Understanding Bucket Health Metrics


#1

We have a rather simple bucket setup: couchbase bucket with 1 replica on a 4 node cluster. It is storing simple key-value pairs (no views or indexes). We have run this setup for ~3 years on version 1.8 and then the last few months on version 2.5 of the enterprise edition.

We have had a process running for these last ~3 years that runs a stored procedure in the database, takes the ~16 result sets and hydrates an object graph and then stores that object in couchbase. The process runs every 15 min, asking the DB what’s changed, pulling the new data and updating the objects in couchbase.

Historically, our bucket would report 0% cache miss / 100% data in RAM (we have 60GB allocated to the bucket and our data is less than 30GB).

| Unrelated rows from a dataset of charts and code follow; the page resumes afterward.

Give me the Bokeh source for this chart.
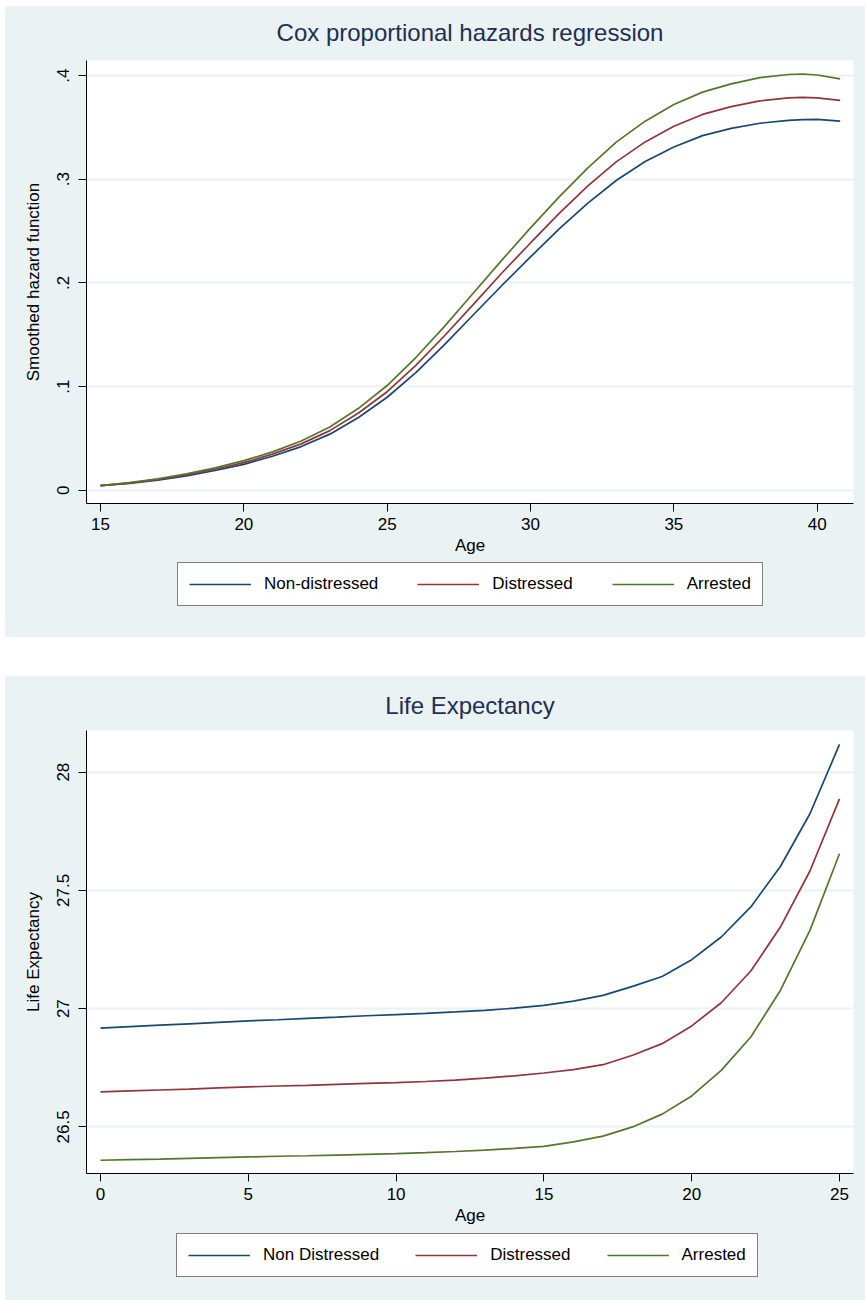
from bokeh.plotting import figure
from bokeh.models import Range1d, FixedTicker, Legend, LegendItem
from bokeh.layouts import column
from bokeh.embed import file_html
from bokeh.resources import INLINE

# ---------------- data ----------------
cox_age = [15, 16, 17, 18, 19, 20, 21, 22, 23, 24, 25, 26, 27, 28, 29, 30,
           31, 32, 33, 34, 35, 36, 37, 38, 39, 39.5, 40, 40.8]
cox_non_distressed = [0.0045, 0.0066, 0.0098, 0.0139, 0.0190, 0.0250, 0.0328, 0.0421,
                      0.0541, 0.0702, 0.0897, 0.1135, 0.1405, 0.1690, 0.1975, 0.2250,
                      0.2520, 0.2770, 0.2990, 0.3170, 0.3310, 0.3420, 0.3490, 0.3540,
                      0.3568, 0.3575, 0.3577, 0.3560]
cox_distressed = [0.0045, 0.0069, 0.0104, 0.0148, 0.0202, 0.0266, 0.0348, 0.0447,
                  0.0575, 0.0745, 0.0950, 0.1205, 0.1490, 0.1790, 0.2095, 0.2385,
                  0.2670, 0.2935, 0.3170, 0.3360, 0.3510, 0.3625, 0.3700, 0.3755,
                  0.3785, 0.3790, 0.3785, 0.3760]
cox_arrested = [0.0045, 0.0073, 0.0110, 0.0157, 0.0215, 0.0285, 0.0370, 0.0475,
                0.0610, 0.0790, 0.1010, 0.1280, 0.1580, 0.1900, 0.2220, 0.2530,
                0.2830, 0.3110, 0.3360, 0.3560, 0.3720, 0.3840, 0.3920, 0.3980,
                0.4010, 0.4015, 0.4005, 0.3968]
cox_labels = ["Non-distressed", "Distressed", "Arrested"]
cox_xticks = [15, 20, 25, 30, 35, 40]
cox_yticks = [0, 0.1, 0.2, 0.3, 0.4]
cox_ytick_labels = ["0", ".1", ".2", ".3", ".4"]

le_age = list(range(26))
le_non_distressed = [26.918, 26.924, 26.930, 26.936, 26.942, 26.948, 26.953, 26.959,
                     26.964, 26.970, 26.975, 26.980, 26.986, 26.993, 27.002, 27.014,
                     27.032, 27.056, 27.094, 27.136, 27.207, 27.303, 27.430, 27.601,
                     27.824, 28.117]
le_distressed = [26.648, 26.652, 26.656, 26.660, 26.665, 26.669, 26.673, 26.676,
                 26.680, 26.684, 26.687, 26.692, 26.698, 26.706, 26.716, 26.728,
                 26.742, 26.763, 26.803, 26.852, 26.927, 27.025, 27.159, 27.345,
                 27.582, 27.887]
le_arrested = [26.359, 26.362, 26.364, 26.367, 26.370, 26.373, 26.376, 26.378,
               26.381, 26.384, 26.387, 26.391, 26.396, 26.402, 26.409, 26.418,
               26.437, 26.461, 26.500, 26.554, 26.631, 26.739, 26.880, 27.077,
               27.331, 27.655]
le_labels = ["Non Distressed", "Distressed", "Arrested"]
le_xticks = [0, 5, 10, 15, 20, 25]
le_yticks = [26.5, 27, 27.5, 28]
le_ytick_labels = ["26.5", "27", "27.5", "28"]

# ---------------- styling ----------------
COLORS = ["#1A476F", "#90353B", "#55752F"]
BG = "#EAF2F3"
FONT = "Liberation Sans"
TITLE_COLOR = "#1E3050"
W = 860
LINE_W = 1.7
BORDER_L = 81
BORDER_R = 12


def make_chart(title, title_standoff, title_valign, xr, yr, xticks, yticks,
               ytick_labels, ylabel, xs, series):
    p = figure(width=W, height=554, output_backend="svg", toolbar_location=None,
               x_range=Range1d(*xr), y_range=Range1d(*yr),
               min_border_left=BORDER_L, min_border_right=BORDER_R,
               min_border_top=54, min_border_bottom=57)
    p.border_fill_color = BG
    p.background_fill_color = "white"
    p.outline_line_color = None

    p.title.text = title
    p.title.align = "center"
    p.title.vertical_align = title_valign
    p.title.text_font = FONT
    p.title.text_font_size = "24px"
    p.title.text_font_style = "normal"
    p.title.text_color = TITLE_COLOR
    p.title.standoff = title_standoff

    p.xgrid.visible = False
    p.ygrid.ticker = FixedTicker(ticks=yticks)
    p.ygrid.grid_line_color = BG
    p.ygrid.grid_line_width = 2

    for ax in (p.xaxis[0], p.yaxis[0]):
        ax.axis_line_color = "black"
        ax.axis_line_width = 1
        ax.major_tick_line_color = "black"
        ax.major_tick_out = 8
        ax.major_tick_in = 0
        ax.minor_tick_line_color = None
        ax.major_label_text_font = FONT
        ax.major_label_text_font_size = "17px"
        ax.major_label_text_color = "black"
        ax.axis_label_text_font = FONT
        ax.axis_label_text_font_size = "17px"
        ax.axis_label_text_font_style = "normal"
        ax.axis_label_text_color = "black"

    p.xaxis.ticker = FixedTicker(ticks=xticks)
    p.xaxis.axis_label = "Age"
    p.xaxis.major_label_standoff = 6
    p.xaxis.axis_label_standoff = 3

    p.yaxis.ticker = FixedTicker(ticks=yticks)
    p.yaxis.major_label_overrides = {t: lab for t, lab in zip(yticks, ytick_labels)}
    p.yaxis.major_label_orientation = "vertical"
    p.yaxis.axis_label = ylabel
    p.yaxis.major_label_standoff = 9
    p.yaxis.axis_label_standoff = 12

    for ys, col in zip(series, COLORS):
        p.line(xs, ys, line_color=col, line_width=LINE_W)
    return p


def make_legend_strip(height, labels, loc, spacing, xs, series):
    # legend strip below the chart; the series are drawn but lie outside this
    # strip's ranges, so only their legend entries show
    q = figure(width=W, height=height, output_backend="svg", toolbar_location=None,
               x_axis_type=None, y_axis_type=None,
               x_range=Range1d(-1000, -999), y_range=Range1d(-1000, -999),
               min_border_left=BORDER_L, min_border_right=BORDER_R,
               min_border_top=0, min_border_bottom=0)
    q.border_fill_color = BG
    q.background_fill_color = BG
    q.outline_line_color = None
    items = []
    for ys, col, lab in zip(series, COLORS, labels):
        r = q.line(xs, ys, line_color=col, line_width=LINE_W)
        items.append(LegendItem(label=lab, renderers=[r]))
    legend = Legend(items=items, orientation="horizontal", location=loc,
                    padding=11, spacing=spacing, label_standoff=13,
                    glyph_width=62, glyph_height=18, label_height=18,
                    border_line_color="black", border_line_width=1,
                    background_fill_color="white", background_fill_alpha=1.0,
                    margin=0,
                    label_text_font=FONT, label_text_font_size="17px",
                    label_text_color="black")
    q.add_layout(legend, "center")
    return q


cox_series = [cox_non_distressed, cox_distressed, cox_arrested]
le_series = [le_non_distressed, le_distressed, le_arrested]

c1 = make_chart("Cox proportional hazards regression", 25, "top",
                (14.512, 41.266), (-0.0128, 0.4145), cox_xticks, cox_yticks,
                cox_ytick_labels, "Smoothed hazard function", cox_age, cox_series)
l1 = make_legend_strip(77, cox_labels, (91, 31), 39, cox_age, cox_series)

c2 = make_chart("Life Expectancy", 23, "bottom",
                (-0.474, 25.474), (26.303, 28.176), le_xticks, le_yticks,
                le_ytick_labels, "Life Expectancy", le_age, le_series)
l2 = make_legend_strip(70, le_labels, (90, 23), 36, le_age, le_series)

panel1 = column(c1, l1, spacing=0, margin=(6, 0, 0, 5),
                styles={"background-color": BG})
panel2 = column(c2, l2, spacing=0, margin=(39, 0, 0, 5),
                styles={"background-color": BG})
layout = column(panel1, panel2, spacing=0)

open("out.html", "w").write(file_html(layout, INLINE))
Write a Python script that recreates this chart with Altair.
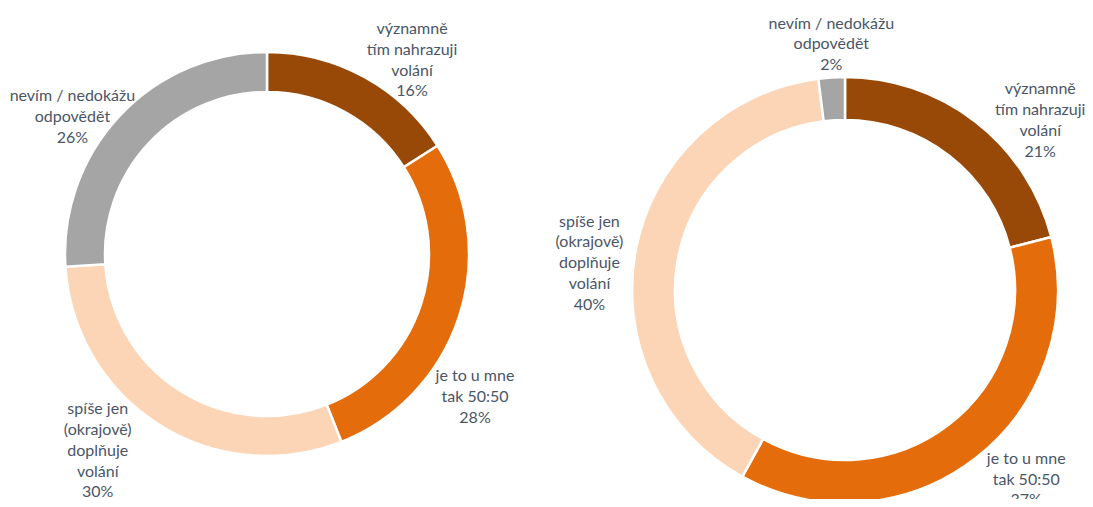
import altair as alt
import pandas as pd

# ---- data ----
category_lines = [
    "významně\ntím nahrazuji\nvolání",
    "je to u mne\ntak 50:50",
    "spíše jen\n(okrajově)\ndoplňuje\nvolání",
    "nevím / nedokážu\nodpovědět",
]
values_left = [16, 28, 30, 26]
values_right = [21, 37, 40, 2]

# ---- style / layout ----
colors = ["#984807", "#E46C0A", "#FBD5B5", "#A5A5A5"]
text_color = "#4A5668"
font = "Lato"
font_size = 16
line_height = 20.8

W, H = 1077, 491
left_center = (259, 246)
right_center = (837, 282)
left_radii = (162, 202)
right_radii = (170, 213)
left_label_r = 245
right_label_r = 250
# manual nudges of the labels (Excel labels were dragged by hand)
left_nudges = [(27, 21), (-25, 67), (-38, -10), (-16, 31)]
right_nudges = [(42, 28), (28, -8), (-10, 20), (2, 4)]


def make_df(values):
    mids, acc = [], 0
    for v in values:
        mids.append(acc + v / 2)
        acc += v
    return pd.DataFrame({
        "cat": category_lines,
        "value": values,
        "order": list(range(len(values))),
        "mid": mids,
        "label": [f"{c}\n{v}%" for c, v in zip(category_lines, values)],
    })


theta_scale = alt.Scale(domain=[0, 100])
color_scale = alt.Scale(domain=category_lines, range=colors)


def donut(values, center, radii, label_r, nudges):
    df = make_df(values)
    cx, cy = center
    arcs = alt.Chart(df).mark_arc(
        innerRadius=radii[0], outerRadius=radii[1], stroke="white", strokeWidth=2.5
    ).encode(
        theta=alt.Theta("value:Q", stack=True, scale=theta_scale),
        color=alt.Color("cat:N", scale=color_scale, legend=None),
        order=alt.Order("order:Q"),
        x=alt.value(cx),
        y=alt.value(cy),
    )
    layers = [arcs]
    for cat, (ndx, ndy) in zip(category_lines, nudges):
        n_lines = cat.count("\n") + 2
        t = alt.Chart(df).transform_filter(
            alt.datum.cat == cat
        ).mark_text(
            radius=label_r, dx=ndx, dy=ndy - (n_lines - 1) * line_height / 2,
            lineBreak="\n", lineHeight=line_height,
            font=font, fontSize=font_size, color=text_color,
            align="center", baseline="middle",
        ).encode(
            theta=alt.Theta("mid:Q", scale=theta_scale),
            text="label:N",
            x=alt.value(cx),
            y=alt.value(cy),
        )
        layers.append(t)
    return layers


layers = donut(values_left, left_center, left_radii, left_label_r, left_nudges) + \
    donut(values_right, right_center, right_radii, right_label_r, right_nudges)

chart = alt.layer(*layers).properties(
    width=W, height=H, padding=0, autosize="none"
).configure_view(stroke=None)

chart.save("out.html", embed_options={"renderer": "svg", "actions": False})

At some point, maybe around the time we upgraded both the server and the c# client from 1.8 to 2.5, we started seeing a lot of our data being pushed to disk, and our cache miss ratio going up.

My understanding of couchbase, which may have always been wrong, or it may have changed, was that the server would hold all keys and data in RAM unless the bucket ran out of space, at which point it would begin to shuffle the least used data to disk.

Has this changed? Am I missing something? How can I get my cache miss % and % in RAM numbers back to 0% / 100% ?


#2

I think the most important thing to look for now is: what is your bucket quota like? If you can get us more info on your allocated bucket size and how mich used, that would probably explain if it is expected or not. And yes, Couchbase Server only starts to eject if your RAM gets too crowded. That said, I think metadata and some other properties changed between 1.8 and 2.5, so it could be you are running into something else where maybe some re-evaluating of your cluster sizing is in order.


#3

Thanks for the reply! I think you’ll find we have gross overkill for this one bucket, but I need to understand how/why this bucket is acting differently/oddly before we start moving the rest of our cached data to this cluster. I can’t come up with any good reason why this data is being pushed off to disk.

Cluster Hardware: 4 physical servers, running Ubuntu (nothing else on these servers)
Total RAM in Cluster: 722 GB
Total Storage in Cluster: 2.05 TB

Cluster Configuration:

<CouchbaseServer type="Group">
	<Username>[REDACTED]</Username>
	<Password>[REDACTED]</Password>
	<WebAdminPort>8091</WebAdminPort>
	<DataPort>11211</DataPort>
	<TotalRamSizeMB>185000</TotalRamSizeMB> <!-- per server -->
	<InternalClusterPort>11210</InternalClusterPort>
	<ErlangPortMapper>4369</ErlangPortMapper>
	<NodeDataExchangePortRange>21100-21199</NodeDataExchangePortRange>
	<!-- 0 = ServerHostName, 1 = WebAdminPort, 2 = BucketName -->
	<ServerNodeUrlFormat>http://{0}:{1}/pools</ServerNodeUrlFormat>
	<ClusterStatusUrlFormat>http://{0}:{1}/pools/default/buckets/{2}/stats</ClusterStatusUrlFormat>
	<Buckets type="List">
		<!-- Name|SizeInMb|Type|ReplicaCount|Password -->
		<ListItem>BucketName|15360|couchbase|1|</ListItem> <!-- 15360 MB * 4 servers = 60 GB -->
	</Buckets>
</CouchbaseServer>

#4

And all buckets themselves have enough RAM left to keep the whole working set?

Btw, since you are using the enterprise edition, please engage with your Couchbase support crew to get this resolved quickly and to the point. They can also assist you in cluster sizing!